Directly Loading a Data Source (Direct Load Step)

With no mapping required, a Direct Load Step can be used to automatically generate a graph and model for a data source. The Direct Load Step is the only type of step with the ability to manage generated models. A model that is generated by a Direct Load Step is automatically registered in Anzo is linked to and managed by the layer that contains the step. If a query is changed, additional Direct Load Steps are added to the same layer, or the underlying source schema changes, the managed model is automatically updated when the graphmart is reloaded or refreshed. Follow the steps below to create a Direct Load Step.

  1. Go to the graphmart for which you want to add a step and then click the Data Layers tab.
  2. On the Data Layers tab, find the layer that you want to add the step to. Click the menu icon () for that layer and select Add Step/View. The Add Step/View dialog box is displayed with the New tab selected.

  3. To create a new Direct Load step, select Direct Load Step and then click OK. If you want to clone an existing step, click the Existing Steps tab, select the step that you want to clone, and then click OK. Anzo creates or clones the step and displays the Details tab:

  4. On the Details tab, configure the following options as needed:
    • Title: The required name of the step.
    • Description: An optional short description of the step.
    • Enabled: When creating a new step, the Enabled option is selected by default, indicating that the step is enabled and will run when the layer is loaded or refreshed. If you want to disable the step so that it is not processed, clear the Enabled checkbox.
    • Source: The source data that this step should act upon. Steps can build upon the data generated by steps in other layers or can be self-contained, applying changes that relate only to the data defined in the layer that contains this step. You can select any number of the following options:
      • Self: This option is selected by default and means that the step runs against only the data that is generated in the layer this step belongs to.
      • All Previous Layers Within Graphmart: This option means that the step runs against the data that is generated by all of the successful layers that precede the layer this step is in. Any failed layers are ignored.
      • Previous Layer Within Graphmart: This option means that the query runs against only the data that is generated by the one layer that precedes the layer this step is in.
      • Layer Name: The Source drop-down list also includes options for specific layer names. You can choose a specific layer to act upon the data in that layer only.
    • Data models: This optional field specifies the model or models to associate with this step. By default, Managed is selected. If you are onboarding a source that does not have a model, make sure Managed remains specified so that the step generates a model. See Important Notes about Managed Models below for more information about managed models.

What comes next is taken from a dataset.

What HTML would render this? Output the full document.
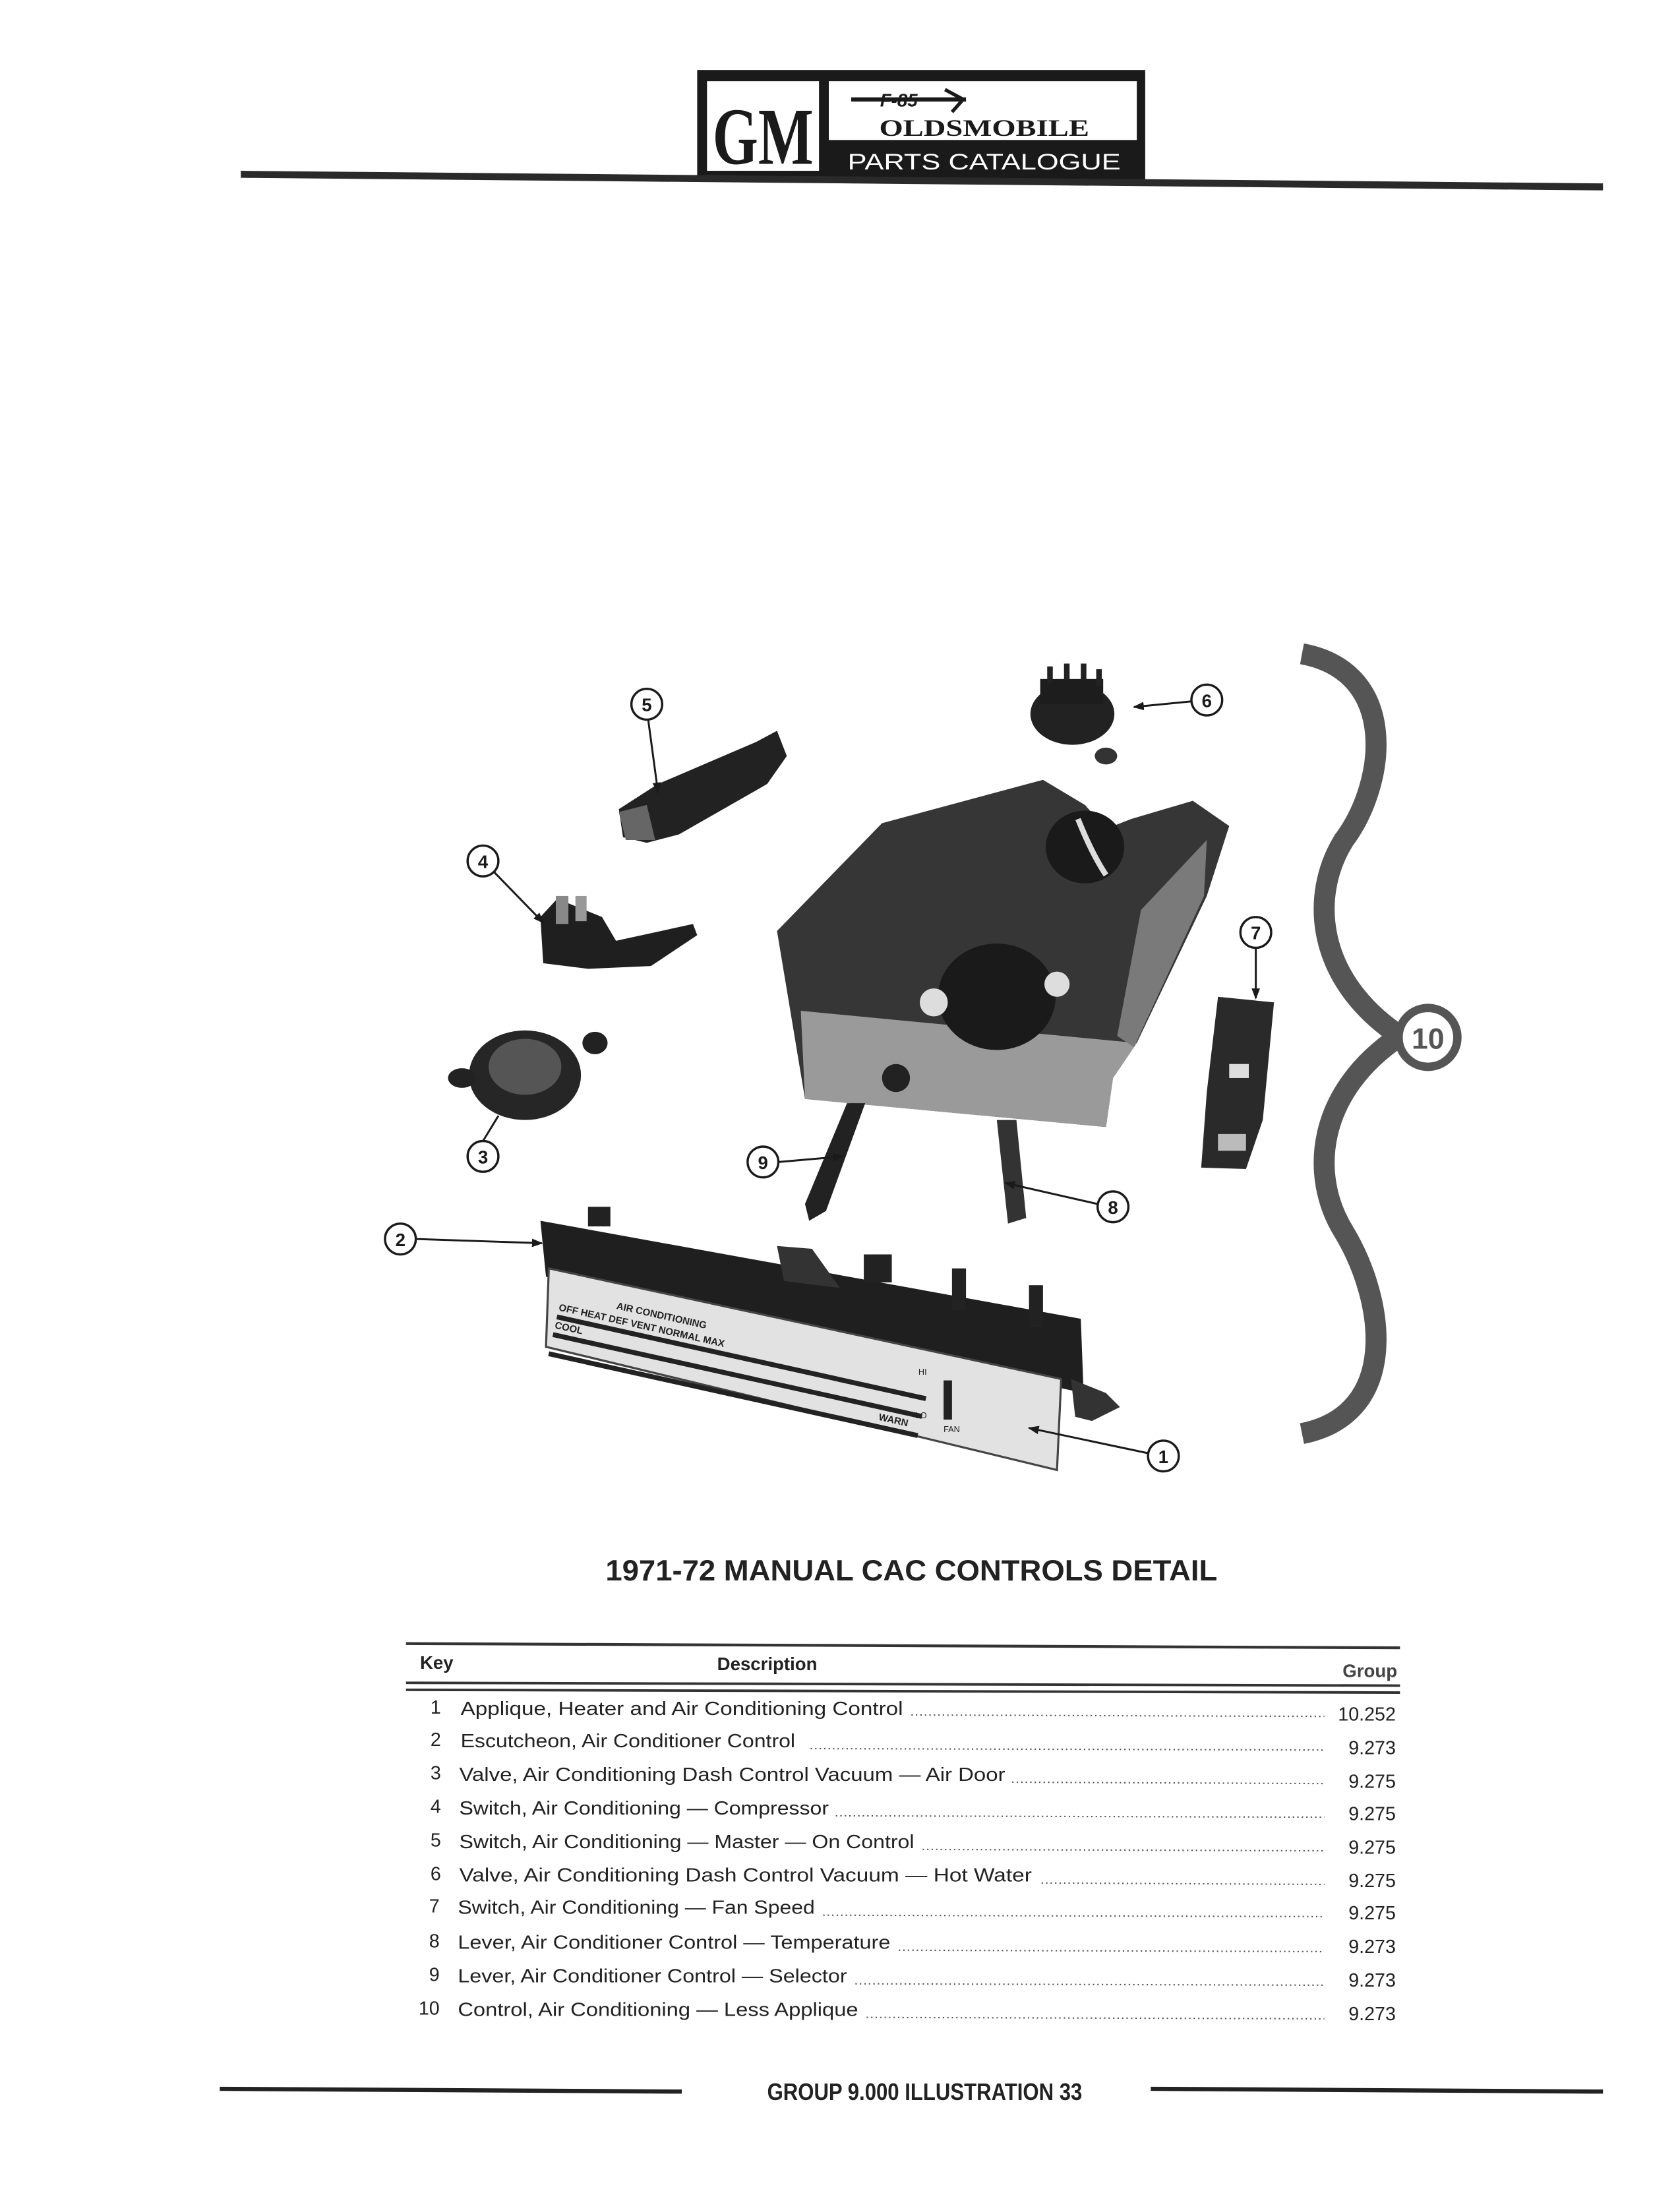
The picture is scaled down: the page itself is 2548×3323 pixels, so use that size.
<!DOCTYPE html>
<html><head><meta charset="utf-8"><style>
html,body{margin:0;padding:0;background:#fff;}
svg{display:block;}
</style></head><body>
<svg width="2548" height="3323" viewBox="0 0 1200 1565" xmlns="http://www.w3.org/2000/svg" style="font-family:'Liberation Sans',sans-serif">
<rect width="1200" height="1565" fill="#fff"/>
<!-- header -->
<rect x="498" y="50" width="320" height="80" fill="#1a1a1a"/>
<rect x="505" y="58" width="80" height="64" fill="#fff"/>
<text x="545" y="117" style="font-family:'Liberation Serif',serif" font-size="58" font-weight="bold" text-anchor="middle" fill="#1a1a1a" textLength="72" lengthAdjust="spacingAndGlyphs">GM</text>
<rect x="592" y="58" width="220" height="42" fill="#fff"/>
<line x1="608" y1="71" x2="690" y2="71" stroke="#1a1a1a" stroke-width="3"/>
<text x="642" y="76" font-size="13" font-weight="bold" font-style="italic" text-anchor="middle" fill="#1a1a1a">F-85</text>
<path d="M675,64 L688,71 L680,80" fill="none" stroke="#1a1a1a" stroke-width="2.5"/>
<text x="703" y="97" style="font-family:'Liberation Serif',serif" font-size="17" font-weight="bold" text-anchor="middle" fill="#1a1a1a" textLength="150" lengthAdjust="spacingAndGlyphs">OLDSMOBILE</text>
<text x="703" y="121" font-size="16" text-anchor="middle" fill="#fff" textLength="195" lengthAdjust="spacingAndGlyphs">PARTS CATALOGUE</text>
<polygon points="172,122 1145,131 1145,136 172,127" fill="#2a2a2a"/>

<!-- illustration -->
<g stroke="none">
<polygon points="442,578 470,560 540,530 555,522 562,540 548,560 485,596 462,602 445,598" fill="#222"/>
<polygon points="442,580 462,575 468,600 447,600" fill="#666"/>
<ellipse cx="766" cy="510" rx="30" ry="22" fill="#222"/>
<rect x="743" y="485" width="45" height="18" fill="#1d1d1d"/>
<rect x="748" y="476" width="4" height="12" fill="#222"/><rect x="760" y="474" width="4" height="12" fill="#222"/><rect x="772" y="474" width="4" height="12" fill="#222"/><rect x="783" y="478" width="4" height="12" fill="#222"/>
<ellipse cx="790" cy="540" rx="8" ry="6" fill="#333"/>
<polygon points="386,655 398,642 430,655 440,672 495,660 498,668 465,690 420,692 388,688" fill="#1f1f1f"/>
<rect x="397" y="640" width="9" height="20" fill="#888"/><rect x="411" y="640" width="8" height="18" fill="#999"/>
<ellipse cx="375" cy="768" rx="40" ry="32" fill="#262626"/>
<ellipse cx="375" cy="762" rx="26" ry="20" fill="#555"/>
<ellipse cx="330" cy="770" rx="10" ry="7" fill="#222"/><ellipse cx="425" cy="745" rx="9" ry="8" fill="#222"/>
<polygon points="870,712 910,716 902,800 890,835 858,834 862,780" fill="#2a2a2a"/>
<rect x="878" y="760" width="14" height="10" fill="#ddd"/><rect x="870" y="810" width="20" height="12" fill="#bbb"/>
<polygon points="555,665 630,588 745,557 775,575 790,592 808,585 852,572 878,590 862,640 812,745 795,770 790,805 575,785" fill="#363636"/>
<polygon points="572,722 812,745 795,770 790,805 575,785" fill="#9a9a9a"/>
<polygon points="815,650 862,600 860,640 810,748 798,740" fill="#7a7a7a"/>
<ellipse cx="712" cy="712" rx="42" ry="38" fill="#1a1a1a"/>
<circle cx="667" cy="716" r="10" fill="#ddd"/><circle cx="755" cy="703" r="9" fill="#ddd"/>
<ellipse cx="775" cy="605" rx="28" ry="26" fill="#1a1a1a"/>
<path d="M770,585 Q780,610 790,625" stroke="#ddd" stroke-width="4" fill="none"/>
<circle cx="640" cy="770" r="10" fill="#222"/>
<polygon points="605,788 618,788 590,865 578,872 575,860" fill="#222"/>
<polygon points="712,800 726,800 733,870 720,874" fill="#333"/>
<!-- escutcheon -->
<polygon points="386,872 772,942 774,995 390,912" fill="#1f1f1f"/>
<polygon points="392,906 758,985 755,1050 390,962" fill="#e2e2e2" stroke="#444" stroke-width="1.5"/>
<rect x="420" y="862" width="16" height="14" fill="#222"/><rect x="617" y="896" width="20" height="20" fill="#222"/>
<rect x="680" y="906" width="10" height="30" fill="#222"/><rect x="735" y="918" width="10" height="30" fill="#222"/>
<polygon points="555,890 580,892 600,920 560,915" fill="#333"/>
<g transform="rotate(12.5 395 930)" font-size="7" font-weight="bold" fill="#222">
<text x="440" y="925">AIR CONDITIONING</text>
<text x="400" y="935">OFF  HEAT   DEF   VENT   NORMAL   MAX</text>
<rect x="400" y="938" width="270" height="3.5" fill="#222"/>
<text x="400" y="948">COOL</text>
<rect x="400" y="951" width="270" height="3.5" fill="#222"/>
<text x="640" y="962">WARN</text>
<rect x="400" y="965" width="270" height="3.5" fill="#222"/>
</g>
<rect x="674" y="986" width="6" height="28" fill="#222"/>
<text x="656" y="982" font-size="6" fill="#222">HI</text><text x="654" y="1013" font-size="6" fill="#222">LO</text>
<text x="674" y="1023" font-size="6" fill="#222">FAN</text>
<polygon points="765,985 790,995 800,1005 780,1015 768,1012" fill="#333"/>
</g>

<!-- callouts -->
<g fill="#fff" stroke="#1a1a1a" stroke-width="1.6">
<circle cx="462" cy="503" r="11"/><circle cx="862" cy="500" r="11"/><circle cx="345" cy="615" r="11"/>
<circle cx="345" cy="826" r="11"/><circle cx="897" cy="666" r="11"/><circle cx="545" cy="830" r="11"/>
<circle cx="795" cy="862" r="11"/><circle cx="286" cy="885" r="11"/><circle cx="831" cy="1040" r="11"/>
</g>
<g font-size="13" font-weight="bold" text-anchor="middle" fill="#1a1a1a">
<text x="462" y="508">5</text><text x="862" y="505">6</text><text x="345" y="620">4</text>
<text x="345" y="831">3</text><text x="897" y="671">7</text><text x="545" y="835">9</text>
<text x="795" y="867">8</text><text x="286" y="890">2</text><text x="831" y="1045">1</text>
</g>
<defs><marker id="a" markerWidth="8" markerHeight="6" refX="7" refY="3" orient="auto" markerUnits="userSpaceOnUse"><path d="M0,0 L8,3 L0,6 z" fill="#1a1a1a"/></marker></defs>
<g stroke="#1a1a1a" stroke-width="1.4" marker-end="url(#a)">
<line x1="463" y1="514" x2="470" y2="566"/>
<line x1="851" y1="501" x2="810" y2="505"/>
<line x1="353" y1="623" x2="388" y2="659"/>
<line x1="897" y1="677" x2="897" y2="713"/>
<line x1="556" y1="830" x2="602" y2="826"/>
<line x1="784" y1="860" x2="718" y2="845"/>
<line x1="297" y1="885" x2="387" y2="888"/>
<line x1="820" y1="1038" x2="735" y2="1020"/>
</g>
<line x1="345" y1="815" x2="356" y2="797" stroke="#1a1a1a" stroke-width="1.4"/>
<path d="M930,467 C1000,480 990,560 960,600 C935,640 940,700 1000,740 C940,780 935,840 960,880 C990,930 1000,1010 930,1024" fill="none" stroke="#555" stroke-width="15"/>
<circle cx="1020" cy="741" r="21" fill="#fff" stroke="#555" stroke-width="6"/>
<text x="1020" y="749" font-size="21" font-weight="bold" text-anchor="middle" fill="#555">10</text>

<text x="651" y="1129" font-size="21" font-weight="bold" text-anchor="middle" fill="#222" textLength="437" lengthAdjust="spacingAndGlyphs">1971-72 MANUAL CAC CONTROLS DETAIL</text>

<line x1="290" y1="1174" x2="1000" y2="1177" stroke="#333" stroke-width="2"/>
<text x="300" y="1192" font-size="13" font-weight="bold" fill="#222">Key</text>
<text x="548" y="1193" font-size="13" font-weight="bold" text-anchor="middle" fill="#222">Description</text>
<text x="998" y="1198" font-size="13" font-weight="bold" text-anchor="end" fill="#444">Group</text>
<line x1="290" y1="1202" x2="1000" y2="1204" stroke="#333" stroke-width="1.8"/>
<line x1="290" y1="1207" x2="1000" y2="1209" stroke="#333" stroke-width="1.8"/>
<g font-size="13.5" fill="#222">
<text x="315" y="1224" text-anchor="end">1</text><text x="329" y="1225" textLength="316" lengthAdjust="spacingAndGlyphs">Applique, Heater and Air Conditioning Control</text><text x="997" y="1229" text-anchor="end">10.252</text>
<text x="315" y="1247" text-anchor="end">2</text><text x="329" y="1248" textLength="239" lengthAdjust="spacingAndGlyphs">Escutcheon, Air Conditioner Control</text><text x="997" y="1253" text-anchor="end">9.273</text>
<text x="315" y="1271" text-anchor="end">3</text><text x="328" y="1272" textLength="390" lengthAdjust="spacingAndGlyphs">Valve, Air Conditioning Dash Control Vacuum — Air Door</text><text x="997" y="1277" text-anchor="end">9.275</text>
<text x="315" y="1295" text-anchor="end">4</text><text x="328" y="1296" textLength="264" lengthAdjust="spacingAndGlyphs">Switch, Air Conditioning — Compressor</text><text x="997" y="1300" text-anchor="end">9.275</text>
<text x="315" y="1319" text-anchor="end">5</text><text x="328" y="1320" textLength="325" lengthAdjust="spacingAndGlyphs">Switch, Air Conditioning — Master — On Control</text><text x="997" y="1324" text-anchor="end">9.275</text>
<text x="315" y="1343" text-anchor="end">6</text><text x="328" y="1344" textLength="409" lengthAdjust="spacingAndGlyphs">Valve, Air Conditioning Dash Control Vacuum — Hot Water</text><text x="997" y="1348" text-anchor="end">9.275</text>
<text x="314" y="1366" text-anchor="end">7</text><text x="327" y="1367" textLength="255" lengthAdjust="spacingAndGlyphs">Switch, Air Conditioning — Fan Speed</text><text x="997" y="1371" text-anchor="end">9.275</text>
<text x="314" y="1391" text-anchor="end">8</text><text x="327" y="1392" textLength="309" lengthAdjust="spacingAndGlyphs">Lever, Air Conditioner Control — Temperature</text><text x="997" y="1395" text-anchor="end">9.273</text>
<text x="314" y="1415" text-anchor="end">9</text><text x="327" y="1416" textLength="278" lengthAdjust="spacingAndGlyphs">Lever, Air Conditioner Control — Selector</text><text x="997" y="1419" text-anchor="end">9.273</text>
<text x="314" y="1439" text-anchor="end">10</text><text x="327" y="1440" textLength="286" lengthAdjust="spacingAndGlyphs">Control, Air Conditioning — Less Applique</text><text x="997" y="1443" text-anchor="end">9.273</text>
</g>
<g stroke="#555" stroke-width="1" stroke-dasharray="1 2.2">
<line x1="651" y1="1225" x2="946" y2="1226"/>
<line x1="579" y1="1249" x2="946" y2="1250"/>
<line x1="723" y1="1273" x2="946" y2="1274"/>
<line x1="597" y1="1297" x2="946" y2="1298"/>
<line x1="659" y1="1321" x2="946" y2="1322"/>
<line x1="744" y1="1345" x2="946" y2="1346"/>
<line x1="588" y1="1368" x2="946" y2="1369"/>
<line x1="642" y1="1393" x2="946" y2="1394"/>
<line x1="611" y1="1417" x2="946" y2="1418"/>
<line x1="619" y1="1441" x2="946" y2="1442"/>
</g>

<line x1="157" y1="1492" x2="487" y2="1494" stroke="#222" stroke-width="3"/>
<line x1="822" y1="1492" x2="1145" y2="1494" stroke="#222" stroke-width="3"/>
<text x="548" y="1500" font-size="17" font-weight="bold" fill="#222" textLength="225" lengthAdjust="spacingAndGlyphs">GROUP 9.000 ILLUSTRATION 33</text>
</svg>
</body></html>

      The Data Models list displays all of the available models. By default, the field is set to Exclude System Data (). If you want to choose a system model, click the toggle button on the right side of the field to change it to Include System Data (). When system data is included, the drop-down list displays the system models in addition to the user-generated models.

    • Pre-Run Generate Statistics: This option controls whether to initiate AnzoGraph's internal statistics gathering queries before running the query to pre-compile. The statistics gathering helps ensure that the AnzoGraph query planner generates ideal query execution plans for queries that are run against the graphmart.
  5. When you have finished configuring the Details tab, click the Query tab. This tab defines the query that this step should run.

  6. Typically Direct Load Step queries are GDI RDF and Ontology Generator queries. Using a relatively simple SPARQL query, the GDI Generators recognize the structure of a data source and automatically generate the necessary statements. Invoking the Generators is preferable when the structure of the data is very complex, such as a JSON data source with many inner repeating structures or a database with many tables and keys. When the source contains complex structures, only the required statements are generated, avoiding cross-products and optimizing query execution and memory usage. For details about writing GDI Generator queries, see GDI Generator Query Syntax.

    If your query connects to a source that requires input of connection and authorization information, Cambridge Semantics recommends that you do not include the connection and authorization values directly in the query. Instead, replace those values with Context Variables from a Query Context. You can access Context Providers for each data source from the step's Query Context tab. For detailed information about query contexts and referencing variables in a query, see Using Query Contexts in Queries.

  7. When you have finished writing the query, click Save to save the step configuration.

Once the Details tab is configured and the query is written, the step can be run. For information about running this step conditionally by setting up an execution condition, see Defining Execution Conditions.

Important Notes about Managed Models

Though an ontology that is generated in a Direct Load Step is registered in Anzo and is available for viewing in the Model editor, the model is owned and managed by the data layer that contains the Direct Load Step. That means any manual changes made to the model outside of the step, such as from the Model editor, will be overwritten any time the graphmart or layer is refreshed or reloaded. Do not modify generated managed models except by editing (or adding) Direct Load Step queries.

There is only one managed model per layer. If you include multiple Direct Load Steps in the same layer, they will all update the same ontology. This functionality can be useful if you want to align the data and generated model across multiple steps. If you have multiple sources that are not intended to align or update the same model, create separate layers.

If you delete a layer that includes a managed model, the model is also deleted. Use caution when referencing a managed model outside of a graphmart. For example, if you create a dataset and reference a managed model when you select the ontology, the reference will break if the data layer that manages the model is deleted.